LaborPress

December 23, 2013

By Joe Maniscalco

Councilman Donovan Richards.

New York, NY – Laborers, some of whom were among the first called in to clean up in the wake of Hurricane Sandy last year, are hailing the passage of a new bill which promises to track the billions of dollars in federal disaster aid being pumped into the city.

Once enacted, the “Sandy Tracker bill” will require contractors and other recipients of Hurricane Sandy relief funds to demonstrate compliance with numerous worker protections including prevailing wage, health benefits and more.

“We strongly believe that the money should be used to create good jobs for New Yorkers,” said Javier Gallardo of the Workers Justice Project. “This bill will begin the process of transparency and accountability.

New York City Council Members Donovan Richards and Brad Lander co-sponsored Into. 1040-A, also known as the “Sandy Tracker bill,” earlier this year. It calls for the establishment of an online database meant to keeps tabs on how Hurricane Sandy funds are actually being spent.

“Workers should not work on sites for $3 an hour,” Councilman Donovan Richards said Thursday on the steps of City Hall. “We refuse to have any work coming through our community that is not going to earn a prevailing wage for people in our community.”

Strong support from community based organizations and organized labor helped put the “Sandy Tracker bill” over the top.

According to Natalie Alegre, coordinator for the Alliance of a Just Rebuilding, efforts to recover from Hurricane Sandy’s devastation continue in hard-hit communities throughout the city.

“We are really excited about the passage of the bill, but survivors are still suffering,” Alegre said.  “We want to see real leadership from the new administration.”

Supporters of the “Sandy Tracker bill” echoed those sentiments chanting, “Moldy homes, jacked up rents, show us where the money’s spent.”

Councilman Richards, who represents the battered community of Far Rockaway in Queens, said that shady contractors who failed to clean up properly after the storm “duped” many of his constituents.
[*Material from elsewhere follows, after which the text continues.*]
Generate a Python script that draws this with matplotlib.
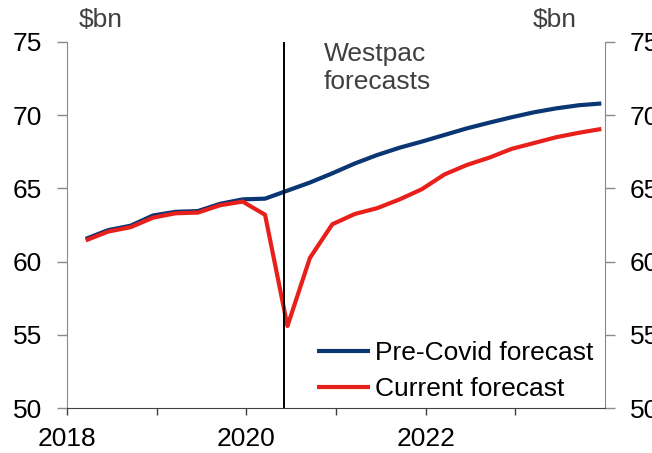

“People’s mold would come back after they came in and supposedly fixed their homes,” Councilman Richards said. “This legislation would require contractors and subcontractors to be online – and if they had any misdeeds on their record, it would be publicly stated, so that we know that the money is going to good contractors.”

Bettina Damiani, project director at Good Jobs New York, is also urging Mayor-elect Bill de Blasio, to use his executive authority to apply community-hire standards to all Community Development Block Grants so that 30 percent of all wages for Sandy jobs go to workers hired from low-income communities.

“Unions and companies have been doing training programs for 50, 60 years,” Damiani said. “We’re not trying to reinvent the wheel – these kinds of relationships have existed in the past. It’s not about creating it from scratch.”